SUPERIOR COURT OF NEW JERSEY APPELLATE DIVISION


August 19, 2010

STATE OF NEW JERSEY, PLAINTIFF-APPELLANT,
v.
SALVATORE GRAMAGLIA, DEFENDANT-RESPONDENT.

On appeal from the Superior Court of New Jersey, Law Division, Somerset County, Indictment No. 06-11-0913.

Per curiam.

NOT FOR PUBLICATION WITHOUT THE APPROVAL OF THE APPELLATE DIVISION

Submitted January 25, 2010

Before Judges Rodríguez and Chambers.

The State appeals from the probationary sentence imposed upon defendant Salvatore Gramaglia. He pleaded guilty, pursuant to an agreement with the State, to five counts of fourth degree forgery, N.J.S.A. 2C:2-6 and 2C:21-1a(2); five counts of fourth degree uttering a forged instrument, N.J.S.A. 2C:2-6 and 21-1a(3); two counts of third degree exhibiting a false document, N.J.S.A. 2C:2-6 and 2C:21-2.1c; second degree identity theft, N.J.S.A. 2C:2-6 and 21-17a(1); and second degree theft by deception, N.J.S.A. 2C:2-6 and 2C:20-4.
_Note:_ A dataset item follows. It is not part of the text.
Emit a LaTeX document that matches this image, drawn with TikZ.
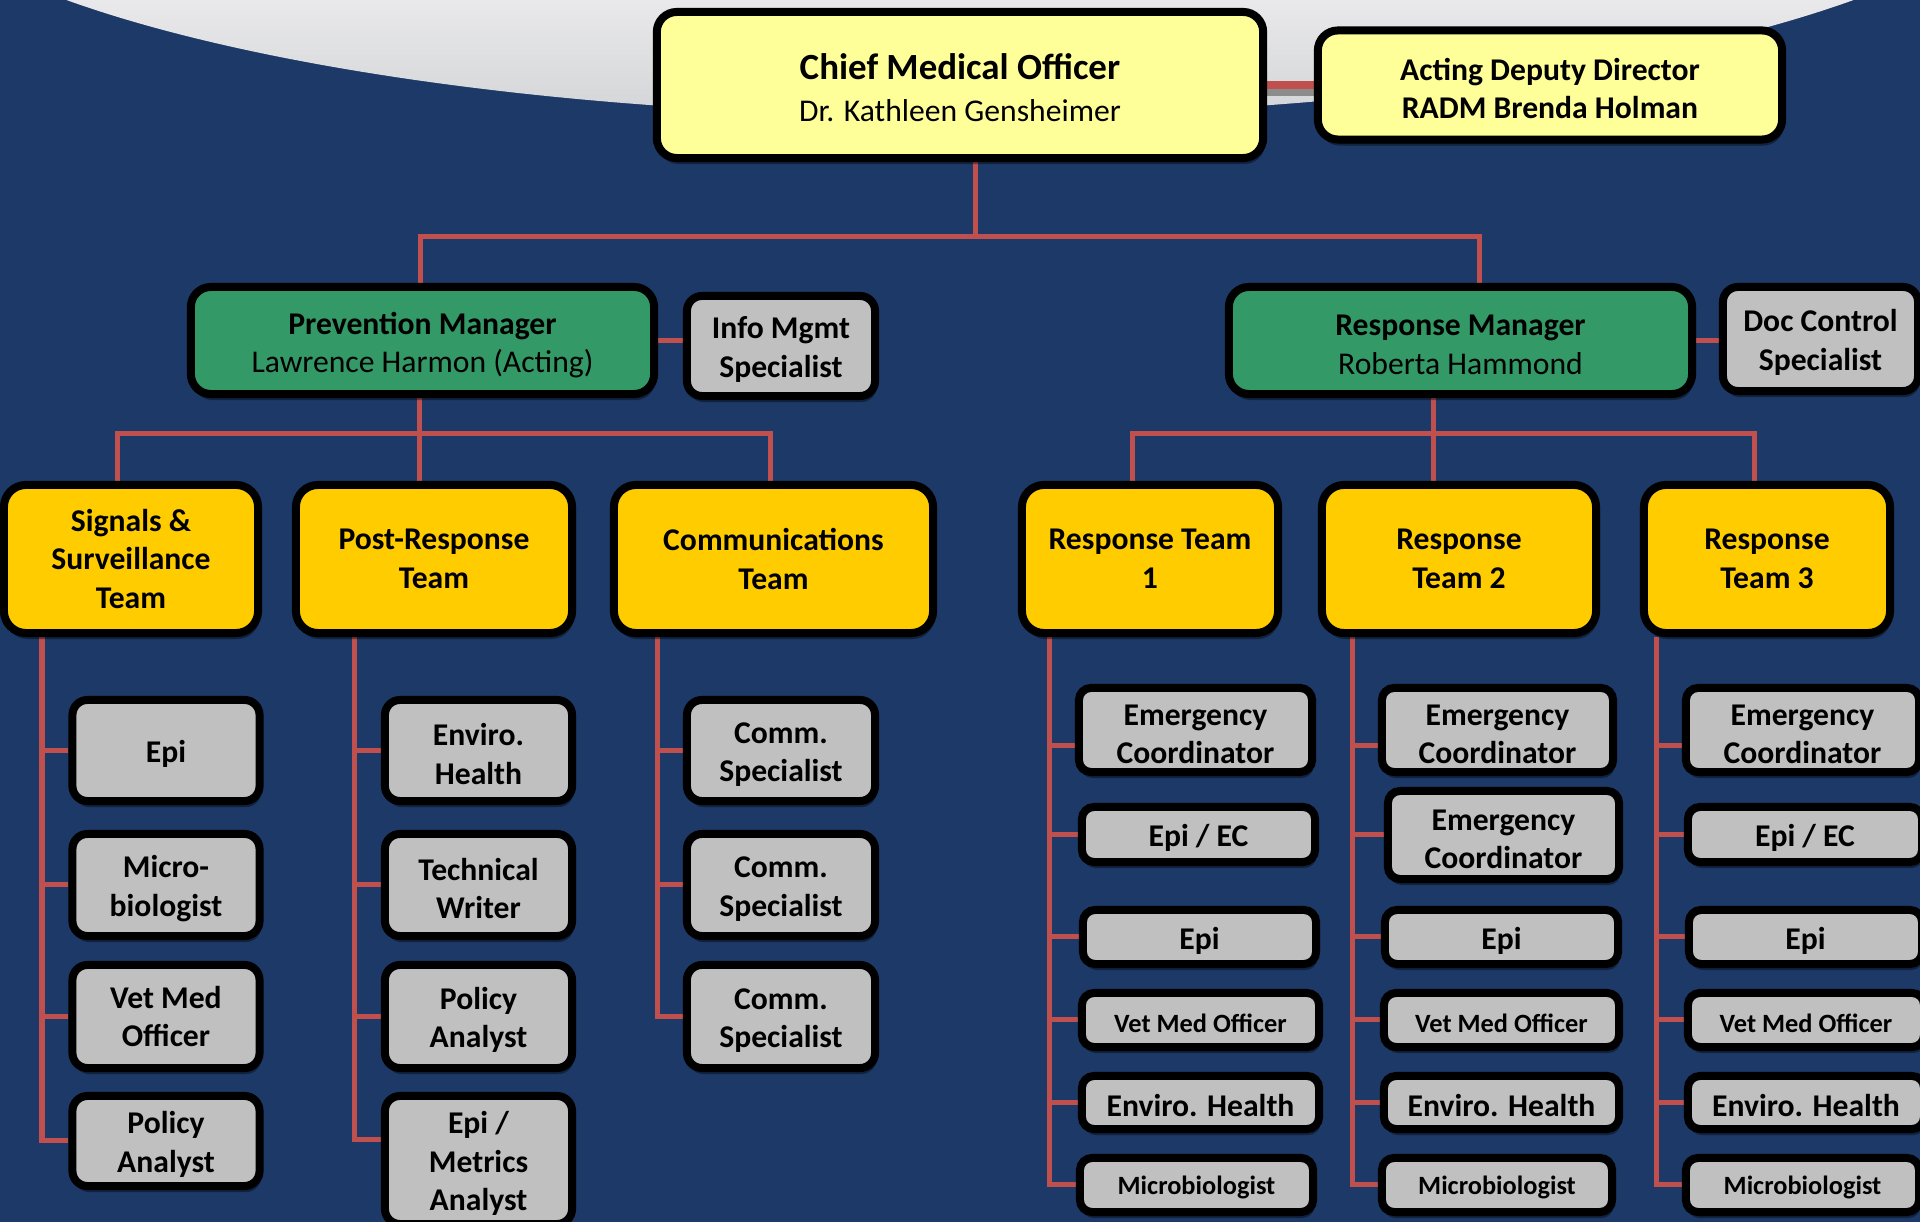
\documentclass[tikz,border=0pt]{standalone}
\usepackage{fontspec}
\setmainfont{Carlito}
\usepackage{tikz}
\usetikzlibrary{backgrounds,calc,shadows}

\definecolor{navy}{RGB}{28,57,104}
\definecolor{arcgraytop}{RGB}{233,233,235}
\definecolor{arcgraybot}{RGB}{211,212,215}
\definecolor{cmoyellow}{RGB}{255,255,153}
\definecolor{mgrgreen}{RGB}{51,153,102}
\definecolor{teamgold}{RGB}{255,204,0}
\definecolor{staffgray}{RGB}{192,192,192}
\definecolor{linkred}{RGB}{192,80,77}
\definecolor{linkshade}{RGB}{140,140,140}

\newcommand{\boxstrut}{\rule{0pt}{0.92em}}

\tikzset{
  box/.style={draw=black, line width=0.08cm, rounded corners=0.15cm, align=center, inner sep=0pt,
    font=\fontsize{9}{11}\selectfont\bfseries,
    execute at begin node={\boxstrut},
    drop shadow={shadow xshift=0.015cm, shadow yshift=-0.06cm, fill=black, opacity=0.4}},
  boxsize/.style 2 args={minimum width=#1cm, minimum height=#2cm},
  topbox/.style={box, fill=cmoyellow, rounded corners=0.2cm},
  mgrbox/.style={box, fill=mgrgreen, rounded corners=0.2cm},
  teambox/.style={box, fill=teamgold, rounded corners=0.22cm},
  staffbox/.style={box, fill=staffgray},
  rowbox/.style={staffbox, rounded corners=0.12cm},
  smalltext/.style={font=\fontsize{7.5}{9}\selectfont\bfseries},
  link/.style={draw=linkred, line width=0.05cm},
}

\begin{document}
\begin{tikzpicture}[x=0.01cm, y=-0.01cm]
\useasboundingbox (0,0) rectangle (1920,1222);

\begin{scope}[on background layer]
\fill[navy] (0,0) rectangle (1920,1222);
\begin{scope}
\clip (960,-150) ellipse [x radius=10.81cm, y radius=2.66cm];
\shade[top color=arcgraytop, bottom color=arcgraybot] (0,0) rectangle (1920,120);
\end{scope}
\end{scope}

\node[topbox, boxsize={6.06}{1.46}, font=\fontsize{9}{12}\selectfont\bfseries] (cmo) at (960,85) {{\fontsize{10.5}{12}\selectfont\rule{0pt}{9pt}Chief Medical Officer}\\\mdseries Dr. Kathleen Gensheimer};
\node[topbox, boxsize={4.64}{1.09}] (add) at (1550,85) {\boxstrut Acting Deputy Director\\RADM Brenda Holman};

\node[mgrbox, boxsize={4.63}{1.07}] (pm) at (422.5,340.5) {\rule{0pt}{9pt}Prevention Manager\\\mdseries Lawrence Harmon (Acting)};
\node[staffbox, boxsize={1.88}{1.00}] (info) at (781,346) {\boxstrut Info Mgmt\\Specialist};
\node[mgrbox, boxsize={4.63}{1.07}] (rm) at (1460.5,340.5) {\boxstrut Response Manager\\\mdseries Roberta Hammond};
\node[staffbox, boxsize={1.95}{1.04}] (doc) at (1820.5,339) {\boxstrut Doc Control\\Specialist};

\node[teambox, boxsize={2.54}{1.48}] (sig) at (131,559) {Signals \&\\Surveillance\\Team};
\node[teambox, boxsize={2.76}{1.48}] (prt) at (434,559) {Post-Response\\Team};
\node[teambox, boxsize={3.19}{1.48}] (comm) at (773.5,559) {Communications\\Team};
\node[teambox, boxsize={2.56}{1.48}] (rt1) at (1150,559) {Response Team\\1};
\node[teambox, boxsize={2.74}{1.48}] (rt2) at (1459,559) {Response\\Team 2};
\node[teambox, boxsize={2.46}{1.48}] (rt3) at (1767,559) {Response\\Team 3};

\node[staffbox, boxsize={1.87}{1.01}] (sepi) at (166,750.5) {Epi};
\node[staffbox, boxsize={1.87}{1.02}] (smicro) at (166,885) {\boxstrut Micro-\\biologist};
\node[staffbox, boxsize={1.87}{1.03}] (svet) at (166,1016.5) {Vet Med\\Officer};
\node[staffbox, boxsize={1.87}{0.90}] (spol) at (166,1141) {\boxstrut Policy\\Analyst};

\node[staffbox, boxsize={1.87}{1.01}] (penv) at (478.5,750.5) {\boxstrut Enviro.\\Health};
\node[staffbox, boxsize={1.87}{1.02}] (ptech) at (478.5,885) {\boxstrut Technical\\Writer};
\node[staffbox, boxsize={1.87}{1.03}] (ppol) at (478.5,1016.5) {\boxstrut Policy\\Analyst};
\node[staffbox, boxsize={1.87}{1.28}] (pepi) at (478.5,1160) {\boxstrut Epi /\\Metrics\\Analyst};

\node[staffbox, boxsize={1.88}{1.01}] (cspec1) at (781,750.5) {\boxstrut Comm.\\Specialist};
\node[staffbox, boxsize={1.88}{1.02}] (cspec2) at (781,885) {\boxstrut Comm.\\Specialist};
\node[staffbox, boxsize={1.88}{1.03}] (cspec3) at (781,1016.5) {\boxstrut Comm.\\Specialist};

\node[rowbox, boxsize={2.33}{0.84}] (ec1) at (1195.5,730) {\boxstrut Emergency\\Coordinator};
\node[rowbox, boxsize={2.33}{0.55}] (epiec1) at (1198.5,834.5) {Epi / EC};
\node[rowbox, boxsize={2.33}{0.54}] (epi1) at (1199.5,937) {Epi};
\node[rowbox, boxsize={2.37}{0.54}, smalltext] (vet1) at (1200.5,1020) {Vet Med Officer};
\node[rowbox, boxsize={2.37}{0.53}] (env1) at (1200.5,1102.5) {Enviro. Health};
\node[rowbox, boxsize={2.33}{0.54}, smalltext] (mb1) at (1196.5,1185) {Microbiologist};

\node[rowbox, boxsize={2.31}{0.84}] (ec2) at (1497.5,730) {\boxstrut Emergency\\Coordinator};
\node[rowbox, boxsize={2.31}{0.88}] (ecb2) at (1503.5,835) {\boxstrut Emergency\\Coordinator};
\node[rowbox, boxsize={2.33}{0.54}] (epi2) at (1501.5,937) {Epi};
\node[rowbox, boxsize={2.35}{0.54}, smalltext] (vet2) at (1501.5,1020) {Vet Med Officer};
\node[rowbox, boxsize={2.35}{0.53}] (env2) at (1501.5,1102.5) {Enviro. Health};
\node[rowbox, boxsize={2.30}{0.54}, smalltext] (mb2) at (1497,1185) {Microbiologist};

\node[rowbox, boxsize={2.33}{0.84}] (ec3) at (1802.5,730) {\boxstrut Emergency\\Coordinator};
\node[rowbox, boxsize={2.34}{0.55}] (epiec3) at (1805,834.5) {Epi / EC};
\node[rowbox, boxsize={2.33}{0.54}] (epi3) at (1805.5,937) {Epi};
\node[rowbox, boxsize={2.36}{0.54}, smalltext] (vet3) at (1806,1020) {Vet Med Officer};
\node[rowbox, boxsize={2.36}{0.53}] (env3) at (1806,1102.5) {Enviro. Health};
\node[rowbox, boxsize={2.33}{0.54}, smalltext] (mb3) at (1802.5,1185) {Microbiologist};

\begin{scope}[on background layer]
\draw[linkshade, line width=0.07cm] ([yshift=-0.075cm]cmo.east) -- ([yshift=-0.075cm]add.west);
\draw[link, line width=0.08cm] (cmo.east) -- (add.west);

\coordinate (j0) at (975,237);
\draw[link] (cmo.south -| j0) -- (j0);
\draw[link] ([xshift=-0.025cm]pm.north) |- (j0) -| ([xshift=0.185cm]rm.north);
\draw[link] (pm.east) -- (pm.east -| info.west);
\draw[link] (rm.east) -- (rm.east -| doc.west);

\coordinate (j1) at (419,434);
\draw[link] (pm.south -| j1) -- (j1);
\draw[link] ([xshift=-0.13cm]sig.north) |- (j1) -| ([xshift=-0.035cm]comm.north);
\draw[link] (j1) -- (j1 |- prt.north);

\coordinate (j2) at (1433,434);
\draw[link] (rm.south -| j2) -- (j2);
\draw[link] ([xshift=-0.17cm]rt1.north) |- (j2) -| ([xshift=-0.13cm]rt3.north);
\draw[link] (j2) -- (j2 |- rt2.north);

\coordinate (sp1) at (42,637);
\coordinate (sp2) at (354,637);
\coordinate (sp3) at (657,637);
\coordinate (sp4) at (1049,637);
\coordinate (sp5) at (1352,637);
\coordinate (sp6) at (1656,637);

\draw[link] (sig.south -| sp1) |- (spol.west);
\draw[link] (sp1 |- sepi.west) -- (sepi.west);
\draw[link] (sp1 |- smicro.west) -- (smicro.west);
\draw[link] (sp1 |- svet.west) -- (svet.west);

\draw[link] (prt.south -| sp2) |- ([yshift=0.2cm]pepi.west);
\draw[link] (sp2 |- penv.west) -- (penv.west);
\draw[link] (sp2 |- ptech.west) -- (ptech.west);
\draw[link] (sp2 |- ppol.west) -- (ppol.west);

\draw[link] (comm.south -| sp3) |- (cspec3.west);
\draw[link] (sp3 |- cspec1.west) -- (cspec1.west);
\draw[link] (sp3 |- cspec2.west) -- (cspec2.west);

\draw[link] (rt1.south -| sp4) |- (mb1.west);
\draw[link] ([yshift=-0.15cm]sp4 |- ec1.west) -- ([yshift=-0.15cm]ec1.west);
\draw[link] (sp4 |- epiec1.west) -- (epiec1.west);
\draw[link] (sp4 |- epi1.west) -- (epi1.west);
\draw[link] (sp4 |- vet1.west) -- (vet1.west);
\draw[link] (sp4 |- env1.west) -- (env1.west);

\draw[link] (rt2.south -| sp5) |- (mb2.west);
\draw[link] ([yshift=-0.15cm]sp5 |- ec2.west) -- ([yshift=-0.15cm]ec2.west);
\draw[link] (sp5 |- ecb2.west) -- (ecb2.west);
\draw[link] (sp5 |- epi2.west) -- (epi2.west);
\draw[link] (sp5 |- vet2.west) -- (vet2.west);
\draw[link] (sp5 |- env2.west) -- (env2.west);

\draw[link] (rt3.south -| sp6) |- (mb3.west);
\draw[link] ([yshift=-0.15cm]sp6 |- ec3.west) -- ([yshift=-0.15cm]ec3.west);
\draw[link] (sp6 |- epiec3.west) -- (epiec3.west);
\draw[link] (sp6 |- epi3.west) -- (epi3.west);
\draw[link] (sp6 |- vet3.west) -- (vet3.west);
\draw[link] (sp6 |- env3.west) -- (env3.west);
\end{scope}
\end{tikzpicture}
\end{document}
The facts of the offense essentially stem from defendant's fraudulent conduct during divorce proceedings. In September 2005, according to Maria Gramaglia, defendant approached her to sign mortgage papers to refinance the family home. Defendant needed to refinance the marital home in order to pay debts for his business. She refused to do so. The Gramaglias were in the process of divorcing. On September 8, 2005, a notary for Title Today, Inc. visited defendant's place of business to obtain his signature on mortgage papers. Defendant fraudulently obtained the refinance loan by having his girlfriend, co-defendant Paola Benhayon, impersonate his wife. The loan closed and defendant received the proceeds of the loan. When the fraud was discovered, defendant was charged.

The State agreed to treat the second degree convictions as third degree conviction for purposes of sentencing and recommend concurrent terms aggregating three years. The State also agreed not to oppose participation in the Intensive Supervision Program and placed on the record a notice that it would reserve its right to appeal the sentence if representations by Judge Paul Armstrong resulted in defendant receiving a probationary sentence subject to a three-year suspended term in New Jersey State Prison.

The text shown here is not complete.